Rachels, Ch 10: Kant and Respect For Persons

HUMANS ARE SPECIAL (According to Kant)

1.      Humanity is essentially different and better than all other creatures

2.      Humans (unlike other types of beings) have

         a.      Intrinsic worth (intrinsic value)

         b.      Dignity

         c.      Value above all price

                  i.      An absolute value not comparable to the value of anything else

         d.      Are irreplaceable; mere things are replaceable

3.      In contrast, animals are a mere means to human ends

         a.      They have no intrinsic value

         b.      Animals value is merely instrumental value toward human ends

         c.      The “traditional view” of animals Rachels talked about earlier

4.      Humans may not be treated as having merely instrumental value

         a.      While using animals for human ends is perfectly appropriate

         b.      Using humans as a (mere) means to an end is immoral

         c.      This is the essence of immorality



5.      One: Humans are creators of value of things

         a.      Because of our desires and goals, other things have value for us, in relation to our projects (instrumental value)

         b.      Mere things (including animals-who Kant felt can't have self-conscious desires and goals) have value only in relation to those human ends

                  i.      Their value involves being means to human ends, which give them their value (instrumental value)

                  ii.     E.g., value of car or chair dependent on its ability to serve some end of human beings, so too with animals

         c.      Problem: Animal desires can also create instrumental value

                  i.      Dog wants the bone or the water, that gives the bone or water instrumental value for the dog

                           (1)    Kant thinks desire not enough, need self-conscious desire

                  ii.     Even non-conscious beings like trees can create instrumental value: Water has instrumental value for the tree; it is good for the tree to get water.

6.      Two: Humans are rational agents (giving us dignity and intrinsic worth)

         a.      Freely make own decisions

         b.      Set our own goals

         c.      Guide our conduct by reason

         d.      Act morally

         e.      It is probably true that animals only do these things at a somewhat diminished level (though this is also true of some humans)

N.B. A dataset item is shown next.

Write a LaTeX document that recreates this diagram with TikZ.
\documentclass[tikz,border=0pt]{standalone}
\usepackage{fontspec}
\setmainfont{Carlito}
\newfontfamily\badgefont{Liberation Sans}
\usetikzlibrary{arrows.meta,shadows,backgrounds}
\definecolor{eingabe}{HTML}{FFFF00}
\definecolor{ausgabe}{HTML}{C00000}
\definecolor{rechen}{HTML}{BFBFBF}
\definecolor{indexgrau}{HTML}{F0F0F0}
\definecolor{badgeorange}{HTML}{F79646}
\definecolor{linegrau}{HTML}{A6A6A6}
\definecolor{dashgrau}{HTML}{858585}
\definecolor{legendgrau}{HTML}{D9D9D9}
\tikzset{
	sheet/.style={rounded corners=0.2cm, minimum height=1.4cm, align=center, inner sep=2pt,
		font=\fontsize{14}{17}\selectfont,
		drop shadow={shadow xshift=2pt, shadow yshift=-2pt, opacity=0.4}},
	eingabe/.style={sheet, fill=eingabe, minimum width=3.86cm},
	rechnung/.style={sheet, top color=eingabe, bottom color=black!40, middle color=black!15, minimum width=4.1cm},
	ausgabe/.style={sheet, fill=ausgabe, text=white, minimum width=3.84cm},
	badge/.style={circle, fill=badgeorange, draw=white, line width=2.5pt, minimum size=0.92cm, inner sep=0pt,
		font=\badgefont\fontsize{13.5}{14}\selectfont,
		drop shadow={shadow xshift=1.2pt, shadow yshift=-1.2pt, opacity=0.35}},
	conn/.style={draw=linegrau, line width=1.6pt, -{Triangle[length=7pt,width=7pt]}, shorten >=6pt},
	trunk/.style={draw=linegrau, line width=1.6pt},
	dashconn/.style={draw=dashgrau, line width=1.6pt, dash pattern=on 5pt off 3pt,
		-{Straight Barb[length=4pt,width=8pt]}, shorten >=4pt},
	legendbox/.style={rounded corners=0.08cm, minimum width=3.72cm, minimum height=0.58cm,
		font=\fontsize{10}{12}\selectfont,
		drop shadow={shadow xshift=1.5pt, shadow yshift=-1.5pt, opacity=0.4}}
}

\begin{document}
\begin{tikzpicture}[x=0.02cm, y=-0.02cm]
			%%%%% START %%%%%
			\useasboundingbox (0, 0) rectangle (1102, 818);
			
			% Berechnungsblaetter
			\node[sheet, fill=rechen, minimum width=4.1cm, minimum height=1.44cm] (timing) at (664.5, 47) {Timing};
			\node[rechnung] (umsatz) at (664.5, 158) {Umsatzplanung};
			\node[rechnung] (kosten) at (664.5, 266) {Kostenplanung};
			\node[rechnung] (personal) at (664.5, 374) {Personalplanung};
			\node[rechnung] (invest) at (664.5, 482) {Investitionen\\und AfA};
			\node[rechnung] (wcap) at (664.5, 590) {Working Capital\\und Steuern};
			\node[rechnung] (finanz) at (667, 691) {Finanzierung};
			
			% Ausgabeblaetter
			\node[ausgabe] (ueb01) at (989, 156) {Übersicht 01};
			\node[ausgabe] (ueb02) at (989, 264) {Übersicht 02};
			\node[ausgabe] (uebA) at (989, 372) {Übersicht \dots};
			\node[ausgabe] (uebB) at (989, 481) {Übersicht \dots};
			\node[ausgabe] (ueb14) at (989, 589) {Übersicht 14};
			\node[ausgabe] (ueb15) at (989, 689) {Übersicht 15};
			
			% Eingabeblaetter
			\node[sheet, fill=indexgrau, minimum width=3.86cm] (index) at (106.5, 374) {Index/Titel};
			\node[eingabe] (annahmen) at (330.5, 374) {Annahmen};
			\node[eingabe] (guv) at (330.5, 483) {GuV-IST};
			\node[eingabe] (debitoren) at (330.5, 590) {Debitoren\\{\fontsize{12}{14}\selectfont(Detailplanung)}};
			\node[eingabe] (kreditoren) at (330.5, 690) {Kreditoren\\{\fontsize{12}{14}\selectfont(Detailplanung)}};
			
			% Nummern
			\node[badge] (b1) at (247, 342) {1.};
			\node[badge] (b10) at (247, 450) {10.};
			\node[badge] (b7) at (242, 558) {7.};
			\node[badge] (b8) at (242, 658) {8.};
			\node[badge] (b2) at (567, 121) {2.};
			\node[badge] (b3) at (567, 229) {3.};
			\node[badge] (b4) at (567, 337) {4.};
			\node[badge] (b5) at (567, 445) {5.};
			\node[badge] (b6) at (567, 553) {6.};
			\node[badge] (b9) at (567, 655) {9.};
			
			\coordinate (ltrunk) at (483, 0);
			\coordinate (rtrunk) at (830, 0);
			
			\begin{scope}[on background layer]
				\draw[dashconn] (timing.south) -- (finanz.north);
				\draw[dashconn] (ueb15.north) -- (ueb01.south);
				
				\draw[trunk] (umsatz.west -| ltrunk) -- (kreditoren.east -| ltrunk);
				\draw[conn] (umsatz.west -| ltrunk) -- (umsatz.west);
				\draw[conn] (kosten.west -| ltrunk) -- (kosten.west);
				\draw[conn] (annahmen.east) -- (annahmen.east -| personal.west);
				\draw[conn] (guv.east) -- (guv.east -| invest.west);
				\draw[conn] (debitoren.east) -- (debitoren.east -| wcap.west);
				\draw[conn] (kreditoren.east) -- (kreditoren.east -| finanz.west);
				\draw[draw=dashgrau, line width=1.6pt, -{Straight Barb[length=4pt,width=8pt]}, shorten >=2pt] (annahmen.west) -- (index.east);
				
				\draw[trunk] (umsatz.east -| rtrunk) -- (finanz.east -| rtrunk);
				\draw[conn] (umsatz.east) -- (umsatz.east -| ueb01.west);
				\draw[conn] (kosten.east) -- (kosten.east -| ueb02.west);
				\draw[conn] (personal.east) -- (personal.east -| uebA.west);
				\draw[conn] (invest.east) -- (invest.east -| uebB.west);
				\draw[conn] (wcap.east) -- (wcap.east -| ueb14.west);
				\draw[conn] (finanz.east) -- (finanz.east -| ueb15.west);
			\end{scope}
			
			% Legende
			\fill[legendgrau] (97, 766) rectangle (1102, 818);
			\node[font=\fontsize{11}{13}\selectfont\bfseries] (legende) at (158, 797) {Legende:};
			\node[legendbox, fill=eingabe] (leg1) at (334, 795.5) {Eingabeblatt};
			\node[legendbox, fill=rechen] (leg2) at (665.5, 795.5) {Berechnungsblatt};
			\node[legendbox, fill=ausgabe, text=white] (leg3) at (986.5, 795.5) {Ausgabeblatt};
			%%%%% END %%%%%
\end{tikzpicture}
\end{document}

7.      Three: Humans (as rational agents) bring moral value into the world and nothing else does

         a.      Moral law is a law of reason so rational beings are the embodiment of moral law

         b.      Only way moral goodness can exist in the world is for rational creatures to apprehend what they should do and do it from a sense of duty

         c.      Only acting out of respect for duty has moral worth.

         d.      So if there were no rational beings, moral dimension of world would simply disappear

         e.      Unless one thinks (some) animals can act out of a sense of moral obligation or duty, it seems true that humans alone bring this type of value into the world

                  i.      Do monkeys have a sense of fairness?

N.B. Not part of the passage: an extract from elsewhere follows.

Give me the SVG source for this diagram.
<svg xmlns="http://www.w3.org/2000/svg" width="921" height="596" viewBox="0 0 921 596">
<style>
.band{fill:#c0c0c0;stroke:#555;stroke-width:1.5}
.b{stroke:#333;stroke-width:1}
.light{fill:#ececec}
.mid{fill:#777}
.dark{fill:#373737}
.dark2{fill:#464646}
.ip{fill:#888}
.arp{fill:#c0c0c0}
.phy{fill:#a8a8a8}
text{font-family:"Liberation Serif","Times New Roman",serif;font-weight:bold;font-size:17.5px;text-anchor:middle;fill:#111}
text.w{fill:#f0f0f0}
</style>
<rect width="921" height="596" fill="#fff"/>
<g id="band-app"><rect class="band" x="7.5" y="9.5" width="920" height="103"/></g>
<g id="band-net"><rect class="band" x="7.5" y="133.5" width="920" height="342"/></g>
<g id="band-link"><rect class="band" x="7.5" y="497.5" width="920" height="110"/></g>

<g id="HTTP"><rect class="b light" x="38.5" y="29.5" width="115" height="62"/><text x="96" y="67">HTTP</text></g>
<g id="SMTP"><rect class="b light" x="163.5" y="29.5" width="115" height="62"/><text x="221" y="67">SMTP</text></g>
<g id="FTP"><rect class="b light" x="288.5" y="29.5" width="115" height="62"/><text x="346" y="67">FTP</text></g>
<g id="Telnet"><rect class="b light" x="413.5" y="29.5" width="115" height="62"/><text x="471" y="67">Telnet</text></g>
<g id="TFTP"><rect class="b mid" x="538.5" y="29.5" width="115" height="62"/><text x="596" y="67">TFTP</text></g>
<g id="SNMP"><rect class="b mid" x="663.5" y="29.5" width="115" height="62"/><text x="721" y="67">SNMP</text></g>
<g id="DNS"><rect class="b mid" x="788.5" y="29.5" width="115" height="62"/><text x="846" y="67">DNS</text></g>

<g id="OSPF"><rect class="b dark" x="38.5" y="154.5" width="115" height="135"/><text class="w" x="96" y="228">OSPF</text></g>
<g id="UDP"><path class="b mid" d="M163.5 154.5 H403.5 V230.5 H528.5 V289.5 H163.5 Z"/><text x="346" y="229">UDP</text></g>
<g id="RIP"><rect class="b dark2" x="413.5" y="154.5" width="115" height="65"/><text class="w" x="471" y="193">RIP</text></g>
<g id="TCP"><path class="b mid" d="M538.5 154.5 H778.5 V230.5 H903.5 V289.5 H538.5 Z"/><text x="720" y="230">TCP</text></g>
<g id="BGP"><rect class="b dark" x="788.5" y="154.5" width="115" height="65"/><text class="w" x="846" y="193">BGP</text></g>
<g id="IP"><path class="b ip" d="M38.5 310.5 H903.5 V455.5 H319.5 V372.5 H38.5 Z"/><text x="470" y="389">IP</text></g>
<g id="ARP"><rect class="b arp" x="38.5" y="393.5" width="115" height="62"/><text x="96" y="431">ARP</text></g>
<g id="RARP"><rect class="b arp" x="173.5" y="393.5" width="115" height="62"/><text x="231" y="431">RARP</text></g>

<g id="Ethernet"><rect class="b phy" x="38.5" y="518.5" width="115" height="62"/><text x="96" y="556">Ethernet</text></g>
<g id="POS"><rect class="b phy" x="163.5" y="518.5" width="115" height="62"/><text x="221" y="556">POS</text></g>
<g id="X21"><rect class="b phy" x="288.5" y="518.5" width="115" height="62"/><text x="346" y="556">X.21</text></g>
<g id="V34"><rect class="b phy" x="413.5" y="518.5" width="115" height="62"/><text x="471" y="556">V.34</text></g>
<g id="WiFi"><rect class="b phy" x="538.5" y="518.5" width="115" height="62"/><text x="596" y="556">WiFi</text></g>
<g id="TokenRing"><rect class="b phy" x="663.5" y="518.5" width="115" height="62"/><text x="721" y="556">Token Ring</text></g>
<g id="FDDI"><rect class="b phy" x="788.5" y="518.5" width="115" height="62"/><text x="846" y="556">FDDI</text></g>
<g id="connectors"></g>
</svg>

8.      This is the ultimate principle of morality

         a.      1st version is: Act only on principles/rules that you can universalize

9.      2nd version: Always treat humanity as an end and never as a MERE means

         a.      "Act so that you treat humanity, whether in your own person or in that of another, always as an end and never as a means only."

10.    This involves:

         a.      Have a strict duty of beneficence toward other persons

         b.      Must strive to promote their welfare

         c.      Must respect their rights

         d.      Must avoid harming them

         e.      Must try as best we can to further their ends

11.    Treating humans as ends-in-themselves = respecting their rationality/autonomy

         a.      Thus one should never manipulate people

         b.      Never use people to achieve our purposes (no matter how good those purposes may be) unless they agree to such use

                  i.      Respect their intrinsic value and Never treat them as having only instrumental value

         c.      Note the rejection of utilitarian/consequentialist thinking

12.    Promise example:

         a.      Consider making a lying promise (to repay a loan you won’t be able to repay) to achieve purpose you deem good

         b.      But this is to use that person for your goals/ends

                  i.      You are using her as a means only

         c.      If you told the person the truth, then she can decide if those ends are worth it to her

         d.      She can make up her own mind

         e.      She can make the goal/purpose her own, if she chooses

         f.      Thus you are respecting that person's rationality and freedom, and letting her own ends determine what happens to her


Ch 10, Questions on Kant and Respect for Persons

1.      Why does Kant think humans are special? And in what way are they special, according to Kant? Do you agree with him?

2.      What reasons does Kant offer for thinking humans are special? It it true that these reasons apply only to humans and not other creatures?

3.      What does Kant mean when he says that morality requires us to treat humanity as an end and never as a mere means? Give examples of treating humanity as a mere means . Now given an example of treating a person as an end in him/herself.